Education in Russia: Regional Perceptions of the Federal Education Reform and Modern Identity of Russian Universities
Institutions of higher education in present day Russia face myriad threats in achieving modernization. At a 30 September 2010 Kennan Institute discussion, Alexandr Rusakov, Rector, Yaroslavl State University, and Igor Kiselev, former Fulbright-Kennan Scholar and Deputy Dean and Chair of Sociology, Department of Social and Political Sciences, Yaroslavl State University, explored the complexities of the Russian higher educational system, and the challenges its regional universities face in their efforts to remain relevant.
Rusakov opened the discussion with a brief history of Yaroslavl State University (YSU). Founded in 1803 by Alexander I, Yaroslavl State University – originally known as the Academy of Higher Sciences, and later as the Demidov Law Lyceum – is one of the leading institutions of higher education in the Upper-Volga region. Rusakov explained the importance of understanding educational modernization and reform through the lens of a regional university like YSU. "Hunting for money," as Rusakov described it, is a critical component to maintaining Yaroslavl State University; with respect to the YSU budget, he also noted the university receives "10 percent of what we want, and 30 percent of what we need." While YSU is a federally-funded institution, the finances required to effect any modernization do not match its actual budget. Thus, the university is compelled to look for myriad funding alternatives while developing innovative approaches to remain pertinent.
This challenge comes after a conference held by Russian Federation Prime Minister Vladimir Putin in April 2010 that focused on modernizing the higher education system. The principal resolutions of the conference included a plan to provide government funding to institutions of higher education in addition to the schools' regular budgets. These supplementary grants, however, are awarded with certain terms and conditions. For example, the government will not award the monies to the university in general; it must be allotted to a specific individual or project affiliated with the requesting institution, whose academic goals align with those of the Ministry of Education and Science. This caveat has a bittersweet impact on regional universities such as Yaroslavl State University; on the one hand, the institution's educational agenda is directly shaped (and potentially constricted) by state interests. On the other hand, YSU is forced to modernize its academic mission through developing up-to-date research proposals and recruiting innovative students and faculty.
The government's motives in offering these grants are readily apparent and directly impact how higher education institutions can operate. Specifically, the Russian Federation's geopolitical interests play a key role in the allocation of funds; Rusakov noted that universities are more likely to receive supplementary financial support if certain aspects of the school's mission align with "federal targeted programs." Thus, if a university like Yaroslavl State does not possess a certain specialization, or is not located in a region of particular interest to the government, the likelihood of YSU being awarded a grant is reduced.

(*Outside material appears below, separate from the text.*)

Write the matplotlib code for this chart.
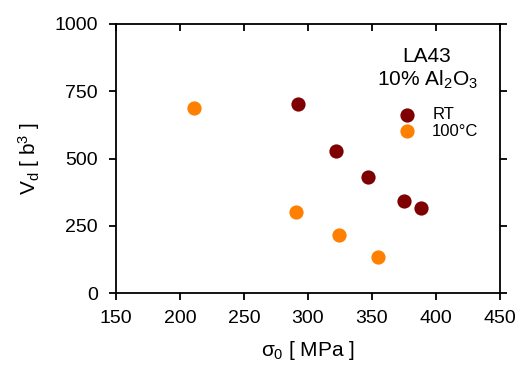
import matplotlib.pyplot as plt

plt.rcParams['font.family'] = ['Liberation Sans', 'DejaVu Sans']
plt.rcParams['mathtext.fontset'] = 'custom'
plt.rcParams['mathtext.rm'] = 'Liberation Sans'
plt.rcParams['mathtext.it'] = 'Liberation Sans'

# datos
rt_sigma = [292.5, 321.5, 346.5, 375, 388]
rt_vd = [703, 528, 431, 342, 316]
c100_sigma = [211, 291, 324.5, 354.5]
c100_vd = [688, 302, 214, 135]

xticks = [150, 200, 250, 300, 350, 400, 450]
yticks = [0, 250, 500, 750, 1000]

fig = plt.figure(figsize=(5.2, 3.71), dpi=100)
ax = fig.add_axes([116 / 520, 1 - 293 / 371, 384 / 520, 269 / 371])

ax.scatter(rt_sigma, rt_vd, s=105, color='#7f0000', zorder=3, label='RT', linewidths=0)
ax.scatter(c100_sigma, c100_vd, s=105, color='#ff8000', zorder=3, label='100°C', linewidths=0)

ax.set_xlim(150, 450)
ax.set_ylim(0, 1000)
ax.set_xticks(xticks)
ax.set_yticks(yticks)
# ticks hacia afuera abajo/izquierda, hacia adentro arriba/derecha
ax.tick_params(direction='out', length=5, width=1.3, labelsize=14)
ax.tick_params(axis='x', pad=7)
ax.tick_params(axis='y', pad=8)
ax.tick_params(which='major', top=True, right=True)
for t in ax.xaxis.get_major_ticks():
    t.tick2line.set_marker(3)   # TICKDOWN -> hacia adentro arriba
for t in ax.yaxis.get_major_ticks():
    t.tick2line.set_marker(1)   # TICKLEFT -> hacia adentro derecha
for s in ax.spines.values():
    s.set_linewidth(1.3)

ax.set_xlabel(r'$\sigma_0$ [ MPa ]', fontsize=15, labelpad=9)
ax.set_ylabel(r'V$_\mathrm{d}$ [ b$^3$ ]', fontsize=15, labelpad=9)

ax.text(427 / 520, 1 - 62 / 371, 'LA43', transform=fig.transFigure, ha='center', va='baseline', fontsize=15)
ax.text(427 / 520, 1 - 86 / 371, '10% Al$_2$O$_3$', transform=fig.transFigure, ha='center', va='baseline', fontsize=15)
ax.legend(loc='upper left', bbox_to_anchor=(398 / 520, 1 - 107 / 371), bbox_transform=fig.transFigure,
          frameon=False, fontsize=12, handlelength=1.05, handletextpad=1.0, labelspacing=0.1,
          borderpad=0, borderaxespad=0, scatterpoints=1)

plt.savefig('out.png', dpi=100)
plt.close()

Conversely, if a regional university is deemed eligible for one of these federally-funded grants, problems can still arise. The interconnectedness of the Russian state with the operation of a seemingly "autonomous" university can hamper the institution's modernization efforts. If the terms of the financial award contradict the regulations enforced by the academic institution, the mission and brand of the university can be compromised. The need for financial backing is critical to the institution's operation, however, and is likely to take priority over the educational mission. As Rusakov noted, "where can [institutions of higher education] get the money if we are not on the list?"
Notwithstanding the Russian government's financial impact on the majority of regional higher education institutions, achieving modernization is still possible. Alternative sources of financial aid exist outside of federal programs, and are critical to the survival and operation of institutions such as Yaroslavl State University. International organizations such as the Soros Foundation, Rusakov noted, provided critical supplementary funding to the YSU budget (1994-2002). Additionally, Yaroslavl State University has obtained curriculum modernization through partnerships with educational institutions such as Stanford University, as well as with private companies such as Microsoft and Cisco Systems.
Although budgetary concerns comprise a majority of the struggles higher education institutions face when maintaining relevance, additional factors exist. Rusakov elucidated that substantive modernization cannot be achieved without considering the circumstances – both literally and theoretically – surrounding an institution. For example, YSU needs to consider how to modernize itself in the context of the region of Yaroslavl. In asking the surrounding community about its needs, Rusakov noted a regional institution can determine the most effective way to move forward based on community demands. Finally, improving the educational experience students have at the secondary level would greatly enhance efforts to modernize at the higher level of education. Unless the student body is properly prepared for higher education, institutional reform and modernization cannot be fully realized. Rusakov summarized the mission of YSU to modernize: "we need to be international… we need to be entrepreneurial."
Igor Kiselev concluded the discussion with an overview of his latest publication, Russia in the "Group of Eight": Self-Perception Versus Image. The manuscript, Rusakov emphasized, serves as an "example of what work can be done at educational institutions" and focuses on the Russia's accession to the multinational G8 alliance through the lens of its self-perception as a nation-state.